The state of California has utilized draconian measures in the past against other communities that failed to come into compliance, such as in Los Osos, which was under a similar order from the California Water Resources Board and failed to heed it. The entire community of Los Osos became subject to an enforcement action, which was done in a lottery fashion, in which random property owners were selected to receive cease and desist orders with the potential of daily fines for non-compliance. They were ordered to discontinue the discharge from their septic systems, seal them off and pump them at regular intervals. If they did not, they were subjected to fines of up to $5,000 per day.
Water district and town officials, while acknowledging the $18,283 assessments will be a burden on many of the town’s residents which may even result in some of those property owners losing their homes in an eventual tax lien sale, they say the low-interest loan being offered by the State Water Resources Control Board is the community’s best and perhaps only option in dealing with the water quality and state enforcement crisis it faces.

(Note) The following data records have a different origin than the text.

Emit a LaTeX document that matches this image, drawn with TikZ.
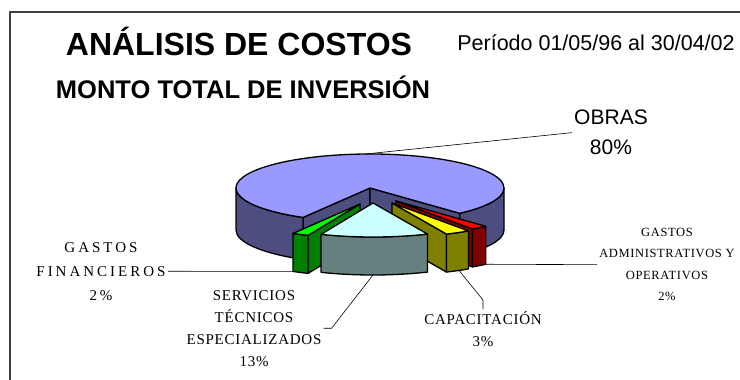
\documentclass[tikz,border=0pt]{standalone}
\usepackage{fontspec}
\setmainfont{Liberation Sans}
\newfontfamily\lblfont[LetterSpace=5]{Liberation Serif}
\newfontfamily\lblwide[LetterSpace=20]{Liberation Serif}
\usepackage{tikz}
\usetikzlibrary{positioning}

\definecolor{obrastop}{HTML}{9999FF}
\definecolor{obrasside}{HTML}{4D4D80}
\definecolor{servtop}{HTML}{CCFFFF}
\definecolor{servside}{HTML}{668080}
\definecolor{fintop}{HTML}{00FF00}
\definecolor{finside}{HTML}{008000}
\definecolor{capatop}{HTML}{FFFF00}
\definecolor{capaside}{HTML}{808000}
\definecolor{admtop}{HTML}{FF0000}
\definecolor{admside}{HTML}{800000}

\begin{document}
\begin{tikzpicture}[x=1pt,y=-1pt,
  wedge/.style={draw=black,line width=1.3pt,line join=round},
  rim/.style={x radius=134,y radius=34},
  leader/.style={draw=black,line width=0.6pt},
  pielabel/.style={font=\lblfont\fontsize{15}{22}\selectfont,align=center,inner sep=2pt}]

  \useasboundingbox (0,0) rectangle (740,380);
  \draw[line width=1.4pt,black!75] (10,380) -- (10,12) -- (740,12);

  % titles
  \node[anchor=base,font=\bfseries\fontsize{32}{36}\selectfont] (title) at (239,56) {ANÁLISIS DE COSTOS};
  \node[anchor=base,font=\bfseries\fontsize{25.5}{30}\selectfont] (subtitle) at (243,98) {MONTO TOTAL DE INVERSIÓN};
  \node[anchor=base,font=\fontsize{21.5}{26}\selectfont] (period) at (596,50) {Período 01/05/96 al 30/04/02};

  % obras 80%
  \begin{scope}[shift={(370,188)}]
    \filldraw[wedge,fill=obrasside] (0,0) -- (120:134 and 34) -- ++(0,42) -- (0,42) -- cycle;
    \filldraw[wedge,fill=obrasside] (0,0) -- (48:134 and 34) -- ++(0,42) -- (0,42) -- cycle;
    \filldraw[wedge,fill=obrasside] (120:134 and 34) arc[rim,start angle=120,end angle=180] -- ++(0,42) arc[rim,start angle=180,end angle=120] -- cycle;
    \filldraw[wedge,fill=obrasside] (0:134 and 34) arc[rim,start angle=0,end angle=48] -- ++(0,42) arc[rim,start angle=48,end angle=0] -- cycle;
    \filldraw[wedge,fill=obrastop] (0,0) -- (120:134 and 34) arc[rim,start angle=120,end angle=408] -- cycle;
    \coordinate (sobras) at (268:134 and 34);
  \end{scope}

  % gastos administrativos 2%
  \begin{scope}[shift={(396,201)}]
    \filldraw[wedge,fill=admside] (0,0) -- (55.2:134 and 34) -- ++(0,38) -- (0,38) -- cycle;
    \filldraw[wedge,fill=admside] (48:134 and 34) arc[rim,start angle=48,end angle=55.2] -- ++(0,38) arc[rim,start angle=55.2,end angle=48] -- cycle;
    \filldraw[wedge,fill=admtop] (0,0) -- (48:134 and 34) arc[rim,start angle=48,end angle=55.2] -- cycle;
    \path (48:134 and 34) ++(0,38) coordinate (sadm);
  \end{scope}

  % capacitacion 3%
  \begin{scope}[shift={(392,203)}]
    \filldraw[wedge,fill=capaside] (0,0) -- (66:134 and 34) -- ++(0,38) -- (0,38) -- cycle;
    \filldraw[wedge,fill=capaside] (55.2:134 and 34) arc[rim,start angle=55.2,end angle=66] -- ++(0,38) arc[rim,start angle=66,end angle=55.2] -- cycle;
    \filldraw[wedge,fill=capatop] (0,0) -- (55.2:134 and 34) arc[rim,start angle=55.2,end angle=66] -- cycle;
    \path (60:134 and 34) ++(0,38) coordinate (scapa);
  \end{scope}

  % gastos financieros 2%
  \begin{scope}[shift={(360,204)}]
    \filldraw[wedge,fill=finside] (0,0) -- (112.8:134 and 34) -- ++(0,38) -- (0,38) -- cycle;
    \filldraw[wedge,fill=finside] (112.8:134 and 34) arc[rim,start angle=112.8,end angle=120] -- ++(0,38) arc[rim,start angle=120,end angle=112.8] -- cycle;
    \filldraw[wedge,fill=fintop] (0,0) -- (112.8:134 and 34) arc[rim,start angle=112.8,end angle=120] -- cycle;
    \path (120:134 and 34) ++(0,38) coordinate (sfin);
  \end{scope}

  % servicios tecnicos 13%
  \begin{scope}[shift={(373,203)}]
    \filldraw[wedge,fill=servside] (66:134 and 34) arc[rim,start angle=66,end angle=112.8] -- ++(0,38) arc[rim,start angle=112.8,end angle=66] -- cycle;
    \filldraw[wedge,fill=servtop] (0,0) -- (66:134 and 34) arc[rim,start angle=66,end angle=112.8] -- cycle;
    \path (90:134 and 34) ++(0,38) coordinate (sserv);
  \end{scope}

  % labels
  \node[anchor=north,align=center,inner sep=2pt,font=\fontsize{21}{30}\selectfont] (obras) at (611,108) {OBRAS\\80\%};
  \node[pielabel,anchor=north,font=\lblwide\fontsize{15}{24}\selectfont] (gfin) at (101,240) {GASTOS\\FINANCIEROS\\2\%};
  \node[pielabel,anchor=north] (serv) at (254,288) {SERVICIOS\\TÉCNICOS\\ESPECIALIZADOS\\13\%};
  \node[pielabel,anchor=north] (capa) at (483,309) {CAPACITACIÓN\\3\%};
  \node[pielabel,anchor=north,font=\lblfont\fontsize{12.5}{21.5}\selectfont] (gadm) at (667,226) {GASTOS\\ADMINISTRATIVOS Y\\OPERATIVOS\\2\%};

  \draw[leader] (sobras) -- (obras.west);
  \draw[leader] (sfin) -- (gfin.east);
  \draw[leader] (sserv) -- ([xshift=8pt]serv.east) -- (serv.east);
  \draw[leader] (scapa) -- ([yshift=9pt]capa.north) -- (capa.north);
  \draw[leader] (sadm) -- (gadm.west);
\end{tikzpicture}
\end{document}
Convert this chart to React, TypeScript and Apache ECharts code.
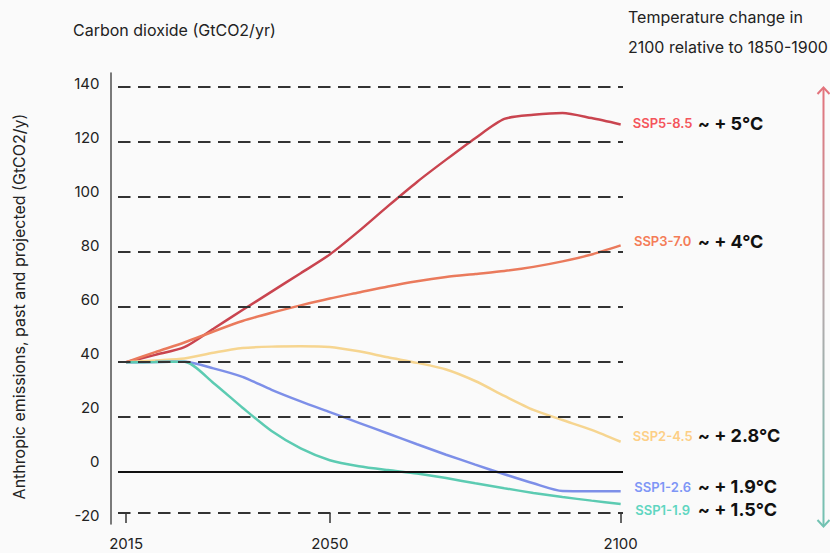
import React, { useEffect, useRef } from 'react';
import * as echarts from 'echarts';

// ---- data ----
const years = [2015, 2020, 2025, 2030, 2035, 2040, 2045, 2050, 2055, 2060, 2065, 2070, 2075, 2080, 2085, 2090, 2095, 2100];
const ssp585 = [39.8, 42.5, 45.3, 52, 58.8, 65.5, 72.2, 79, 87.5, 96.6, 105.4, 113.5, 121.3, 128.3, 129.8, 130.5, 128.6, 126.3];
const ssp370 = [39.8, 43.5, 47, 51, 54.8, 57.8, 60.5, 63, 65.2, 67.4, 69.3, 70.8, 71.9, 73, 74.5, 76.5, 79, 82.3];
const ssp245 = [39.8, 40.5, 41.2, 43.3, 45, 45.5, 45.6, 45.4, 43.8, 41.6, 39.6, 37.2, 33, 27.6, 22.5, 18.8, 15.2, 10.9];
const ssp126 = [39.8, 39.9, 40, 37.6, 34.5, 29.8, 25.6, 21.7, 17.8, 13.9, 10, 6.2, 2.6, -0.9, -4.2, -7, -7.1, -7.1];
const ssp119 = [39.8, 39.9, 40, 32.3, 23.3, 14.8, 8.5, 4.2, 2, 0.6, -0.6, -2.3, -4.2, -6, -7.7, -9.2, -10.5, -11.7];

const scenarioNames = ['SSP5-8.5', 'SSP3-7.0', 'SSP2-4.5', 'SSP1-2.6', 'SSP1-1.9'];
const scenarioValues = [ssp585, ssp370, ssp245, ssp126, ssp119];
const temperatures = ['~ + 5°C', '~ + 4°C', '~ + 2.8°C', '~ + 1.9°C', '~ + 1.5°C'];

const dashedLevels = [140, 120, 100, 80, 60, 40, 20, -15];
const zeroLevel = 0;
const yTickLabels = [140, 120, 100, 80, 60, 40, 20, 0, -20];
const xTicks = [2015, 2050, 2100];

// ---- styles ----
const lineColors = ['#c9444f', '#ea7a5c', '#f6d590', '#7d8fe8', '#5ccbb2'];
const labelColors = ['#f4545b', '#f47c57', '#fdcf86', '#7e96f6', '#5fd6c1'];
const labelOffsets = [-1, -4, -6, -4.5, 6];
const FONT = 'Inter, "Noto Sans", sans-serif';

export default function App() {
  const ref = useRef<HTMLDivElement>(null);

  useEffect(() => {
    document.body.style.margin = '0';
    const chart = echarts.init(ref.current as HTMLDivElement, null, { renderer: 'svg' });

    const series: any[] = [
      {
        type: 'line',
        xAxisIndex: 0,
        yAxisIndex: 0,
        data: [],
        silent: true,
        z: 1,
        markLine: {
          silent: true,
          symbol: ['none', 'none'],
          label: { show: false },
          data: [
            ...dashedLevels.map((v) => ({
              yAxis: v,
              lineStyle: { type: [12.5, 7.5], color: '#333', width: 2 },
            })),
            { yAxis: zeroLevel, lineStyle: { type: 'solid', color: '#111', width: 2 } },
          ],
        },
      },
    ];

    scenarioNames.forEach((name, i) => {
      const temp = temperatures[i];
      series.push({
        name,
        type: 'line',
        xAxisIndex: 0,
        yAxisIndex: 0,
        z: 3,
        data: years.map((y, k) => [y, scenarioValues[i][k]]),
        symbol: 'none',
        smooth: 0.25,
        lineStyle: { color: lineColors[i], width: 2.5 },
        endLabel: {
          show: true,
          distance: 11,
          offset: [0, labelOffsets[i]],
          formatter: () => `{n|${name}}{t|${temp}}`,
          rich: {
            n: {
              color: labelColors[i],
              fontFamily: FONT,
              fontSize: 13,
              fontWeight: 600,
              width: 62,
              align: 'right',
            },
            t: {
              color: '#111',
              fontFamily: FONT,
              fontSize: 18,
              fontWeight: 'bold',
              padding: [0, 0, 0, 4],
            },
          },
        },
      });
    });

    const arrowGradient = new echarts.graphic.LinearGradient(
      0, 88, 0, 526,
      [
        { offset: 0, color: '#e3737c' },
        { offset: 0.5, color: '#b3a9ab' },
        { offset: 1, color: '#72c2b2' },
      ],
      true
    );

    chart.setOption({
      animation: false,
      backgroundColor: '#fafafa',
      textStyle: { fontFamily: FONT },
      grid: [
        { left: 118, right: 207, top: 73, bottom: 40 },
        { left: 110.5, width: 20, top: 73, bottom: 29 },
      ],
      xAxis: [
        {
          type: 'value',
          gridIndex: 0,
          min: 2013.6,
          max: 2100.4,
          axisLine: { show: false, onZero: false },
          splitLine: { show: false },
          axisTick: {
            show: true,
            customValues: xTicks,
            length: 10,
            lineStyle: { color: '#333', width: 1.5 },
          },
          axisLabel: {
            customValues: xTicks,
            margin: 23,
            color: '#222',
            fontSize: 15,
            fontFamily: FONT,
            formatter: (v: number) => String(v),
          },
        },
        { type: 'value', gridIndex: 1, min: 0, max: 1, show: false },
      ],
      yAxis: [
        { type: 'value', gridIndex: 0, min: -15, max: 145, show: false },
        {
          type: 'value',
          gridIndex: 1,
          min: -22.97,
          max: 143.8,
          axisLine: { show: true, onZero: false, lineStyle: { color: '#5a5a5a', width: 1.6 } },
          axisTick: { show: false },
          splitLine: { show: false },
          axisLabel: {
            customValues: yTickLabels,
            margin: 11,
            color: '#222',
            fontSize: 15,
            fontFamily: FONT,
            formatter: (v: number) => String(v),
          },
        },
      ],
      series,
      graphic: [
        {
          type: 'text',
          x: 73,
          y: 30,
          style: {
            text: 'Carbon dioxide (GtCO2/yr)',
            fontSize: 16,
            fontFamily: FONT,
            fill: '#222',
            verticalAlign: 'middle',
          },
        },
        {
          type: 'text',
          x: 628,
          y: 17,
          style: {
            text: 'Temperature change in',
            fontSize: 16,
            fontFamily: FONT,
            fill: '#222',
            verticalAlign: 'middle',
          },
        },
        {
          type: 'text',
          x: 628,
          y: 46.5,
          style: {
            text: '2100 relative to 1850-1900',
            fontSize: 16,
            fontFamily: FONT,
            fill: '#222',
            verticalAlign: 'middle',
          },
        },
        {
          type: 'text',
          x: 19,
          y: 306.5,
          rotation: Math.PI / 2,
          style: {
            text: 'Anthropic emissions, past and projected (GtCO2/y)',
            fontSize: 16,
            fontFamily: FONT,
            fill: '#222',
            align: 'center',
            verticalAlign: 'middle',
          },
        },
        {
          type: 'line',
          shape: { x1: 823.5, y1: 88, x2: 823.5, y2: 526 },
          style: { stroke: arrowGradient, lineWidth: 2 },
        },
        {
          type: 'polyline',
          shape: { points: [[817.5, 94], [823.5, 87.5], [829.5, 94]] },
          style: { stroke: '#e3737c', lineWidth: 2, fill: null },
        },
        {
          type: 'polyline',
          shape: { points: [[817.5, 520], [823.5, 526.5], [829.5, 520]] },
          style: { stroke: '#72c2b2', lineWidth: 2, fill: null },
        },
      ],
    });

    return () => {
      chart.dispose();
    };
  }, []);

  return (
    <div
      ref={ref}
      style={{ position: 'fixed', left: 0, top: 0, width: 830, height: 553 }}
    />
  );
}
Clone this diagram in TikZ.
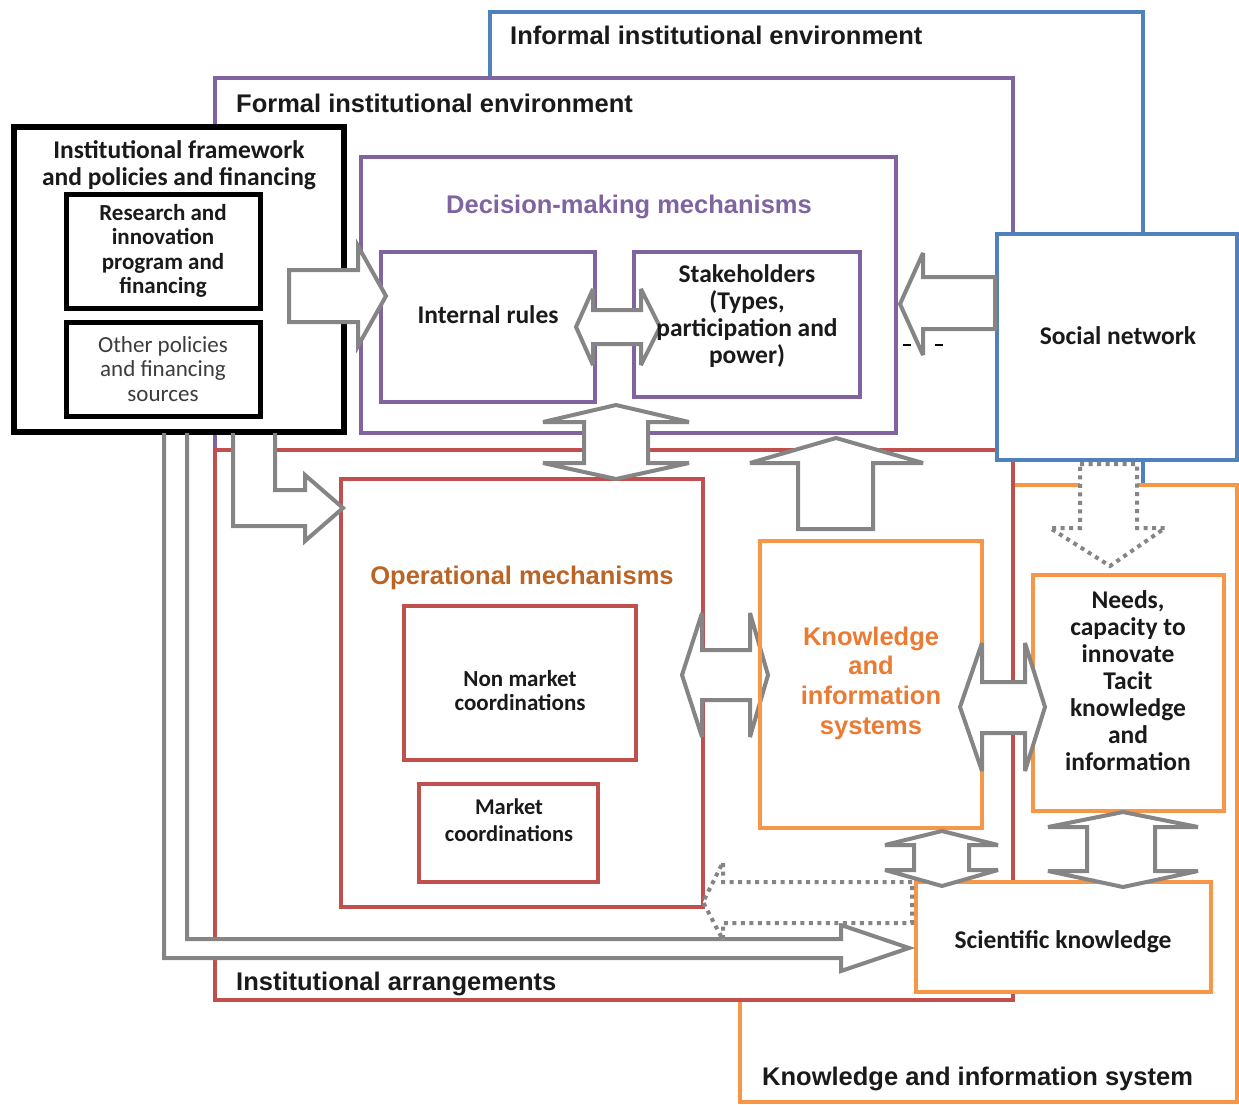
\documentclass[tikz,border=0pt]{standalone}
\usepackage{fontspec}
\setmainfont{Carlito}
\newfontfamily\arialfont{Liberation Sans}
\definecolor{cPurple}{HTML}{8064A2}
\definecolor{cBlue}{HTML}{4F81BD}
\definecolor{cRed}{HTML}{C0504D}
\definecolor{cOrange}{HTML}{F79646}
\definecolor{cGray}{HTML}{858585}
\definecolor{cInk}{HTML}{1A1A1A}
\definecolor{cSoft}{HTML}{3C3C3C}
\definecolor{cBrown}{HTML}{BA6425}
\definecolor{cKnow}{HTML}{EB7A33}
\tikzset{
  frame/.style={rectangle, draw, line width=4pt, fill=white, inner sep=0pt, anchor=center},
  blackframe/.style={frame, draw=black, line width=5.5pt},
  bigtxt/.style={font=\fontsize{25.5}{27}\selectfont\bfseries, text=cInk, align=center, inner sep=0pt, yshift=-2pt},
  smalltxt/.style={font=\fontsize{23}{24.5}\selectfont\bfseries, text=cInk, align=center, inner sep=0pt},
  softtxt/.style={font=\fontsize{23}{24.5}\selectfont, text=cSoft, align=center, inner sep=0pt},
  headtxt/.style={font=\arialfont\bfseries\fontsize{25.5}{29.7}\selectfont, text=cInk, align=center, inner sep=0pt, yshift=-1.5pt},
  blockarrow/.style={draw=cGray, line width=4pt, fill=white, line join=miter, miter limit=4},
  dotarrow/.style={blockarrow, dash pattern=on 4pt off 4.5pt},
}
\begin{document}
\begin{tikzpicture}[x=1pt,y=-1pt]
\useasboundingbox (0,0) rectangle (1239,1104);

% enclosing environments
\node[frame, draw=cBlue, minimum width=653pt, minimum height=475pt] (informal) at (816.5,249.5) {};
\node[frame, draw=cOrange, minimum width=497pt, minimum height=617pt] (kis) at (988.5,793.5) {};
\node[frame, draw=cPurple, minimum width=798pt, minimum height=372pt] (formal) at (614,264) {};
\node[frame, draw=cRed, minimum width=798pt, minimum height=550pt] (arrangements) at (614,725) {};
\node[frame, draw=cBlue, minimum width=240pt, minimum height=226pt] (social) at (1117,347) {};

% institutional framework block
\node[blackframe, minimum width=330pt, minimum height=305pt] (framework) at (179,279.5) {};
\node[blackframe, line width=5pt, minimum width=194pt, minimum height=114pt, smalltxt] (research) at (163,251)
  {Research and\\innovation\\program and\\financing};
\node[blackframe, line width=5pt, minimum width=194pt, minimum height=94pt, softtxt] (other) at (163,369)
  {Other policies\\and financing\\sources};

% decision-making mechanisms
\node[frame, draw=cPurple, minimum width=535pt, minimum height=276pt] (decision) at (628.5,295) {};
\node[frame, draw=cPurple, minimum width=214pt, minimum height=150pt] (internal) at (488,327) {};
\node[frame, draw=cPurple, minimum width=226pt, minimum height=145pt] (stake) at (747,324.5) {};

% operational mechanisms
\node[frame, draw=cRed, minimum width=362pt, minimum height=428pt] (oper) at (522,693) {};
\node[frame, draw=cRed, minimum width=232pt, minimum height=154pt] (nonmarket) at (520,683) {};
\node[frame, draw=cRed, minimum width=179pt, minimum height=98pt] (market) at (508.5,833) {};

% knowledge side
\node[frame, draw=cOrange, minimum width=191pt, minimum height=236pt] (needs) at (1128.5,693) {};
\node[frame, draw=cOrange, minimum width=295pt, minimum height=110pt] (sci) at (1063.5,937) {};

% short dashes beside the social network arrow
\draw[line width=1.6pt, dash pattern=on 8pt off 24pt] (903,345) -- (944,345);

% block arrows
\draw[blockarrow] (289,270) -- (358,270) -- (358,246) -- (386,296) -- (358,346) -- (358,322) -- (289,322) -- cycle;
\draw[blockarrow] (576,327) -- (593,289) -- (593,310) -- (641,310) -- (641,289) -- (660,327)
  -- (641,365) -- (641,344) -- (593,344) -- (593,365) -- cycle;
\draw[blockarrow] (616,405) -- (689,422) -- (648,422) -- (648,463) -- (689,463) -- (616,479)
  -- (543,463) -- (584,463) -- (584,422) -- (543,422) -- cycle;
\draw[blockarrow] (798,529) -- (798,463) -- (750,463) -- (836,438) -- (923,463) -- (873,463) -- (873,529) -- cycle;
\draw[blockarrow] (995,277) -- (923,277) -- (923,253) -- (900,304) -- (923,355) -- (923,329) -- (995,329) -- cycle;
\draw[blockarrow] (682,675) -- (702,613) -- (702,650) -- (750,650) -- (750,613) -- (768,675)
  -- (750,737) -- (750,700) -- (702,700) -- (702,737) -- cycle;
\fill[white] (164,435) -- (164,958) -- (841,958) -- (841,971) -- (909,948) -- (841,925) -- (841,939) -- (187,939) -- (187,435) -- cycle;
\draw[blockarrow, fill=none] (164,433) -- (164,958) -- (841,958) -- (841,971) -- (909,948) -- (841,925) -- (841,939) -- (187,939) -- (187,433);
\fill[white] (233,435) -- (233,526) -- (305,526) -- (305,541) -- (343,508) -- (305,475) -- (305,490) -- (275,490) -- (275,435) -- cycle;
\draw[blockarrow, fill=none] (233,433) -- (233,526) -- (305,526) -- (305,541) -- (343,508) -- (305,475) -- (305,490) -- (275,490) -- (275,433);
\draw[dotarrow] (1080,464) -- (1137,464) -- (1137,528) -- (1165,528) -- (1110,566) -- (1050,528) -- (1080,528) -- cycle;
\draw[dotarrow] (912,882) -- (723,882) -- (723,862) -- (703,902) -- (723,940) -- (723,923) -- (912,923) -- cycle;

% knowledge and information systems box
\node[frame, fill=none, draw=cOrange, minimum width=222pt, minimum height=287pt] (kinfo) at (871,684.5) {};

\draw[blockarrow] (960,707) -- (982,643) -- (982,682) -- (1025,682) -- (1025,643) -- (1045,707)
  -- (1025,771) -- (1025,733) -- (982,733) -- (982,771) -- cycle;
\draw[blockarrow] (942,831) -- (998,845) -- (969,845) -- (969,870) -- (998,870) -- (942,886)
  -- (885,870) -- (914,870) -- (914,845) -- (885,845) -- cycle;
\draw[blockarrow] (1123,812) -- (1198,827) -- (1155,827) -- (1155,871) -- (1198,871) -- (1123,887)
  -- (1048,871) -- (1087,871) -- (1087,827) -- (1048,827) -- cycle;

% labels
\node[headtxt, anchor=west] (tInformal) at (510,34) {Informal institutional environment};
\node[headtxt, anchor=west] (tFormal) at (236,102) {Formal institutional environment};
\node[headtxt, anchor=west] (tArr) at (236,982) {Institutional arrangements};
\node[headtxt, anchor=west] (tKis) at (762,1077) {Knowledge and information system};
\node[bigtxt] (tFramework) at (179,163.5) {Institutional framework\\and policies and financing};
\node[headtxt, text=cPurple] (tDecision) at (629,205) {Decision-making mechanisms};
\node[bigtxt] (tInternal) at (488,313) {Internal rules};
\node[bigtxt] (tStake) at (747,314.5) {Stakeholders\\(Types,\\participation and\\power)};
\node[bigtxt] (tSocial) at (1118,334) {Social network};
\node[headtxt, text=cBrown] (tOper) at (522,576) {Operational mechanisms};
\node[smalltxt] (tNonmarket) at (520,690.5) {Non market\\coordinations};
\node[smalltxt, font=\fontsize{22.5}{27}\selectfont\bfseries] (tMarket) at (509,820.5) {Market\\coordinations};
\node[headtxt, text=cKnow] (tKnow) at (871,681.5) {Knowledge\\and\\information\\systems};
\node[bigtxt] (tNeeds) at (1128,679) {Needs,\\capacity to\\innovate\\Tacit\\knowledge\\and\\information};
\node[bigtxt] (tSci) at (1063,940) {Scientific knowledge};
\end{tikzpicture}
\end{document}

If the town’s voters do not approve the assessment district, the state will withdraw the loan.
A key factor in whether the assessment district will gain approval is the willingness of Roger Mayes, a current Hi-Desert Water District board member and past board president, to actively campaign for the district’s acceptance. An ardent Republican and a longtime advocate of limited government who has been less than fully supportive of undertaking the project in the past, Mayes is also the pastor at Grace Community Church, where he has a Svengali-like hold over the church’s members. If he chooses to use his pulpit to advocate on behalf of the assessment district, Mayes can literally deliver hundreds of votes in support of it.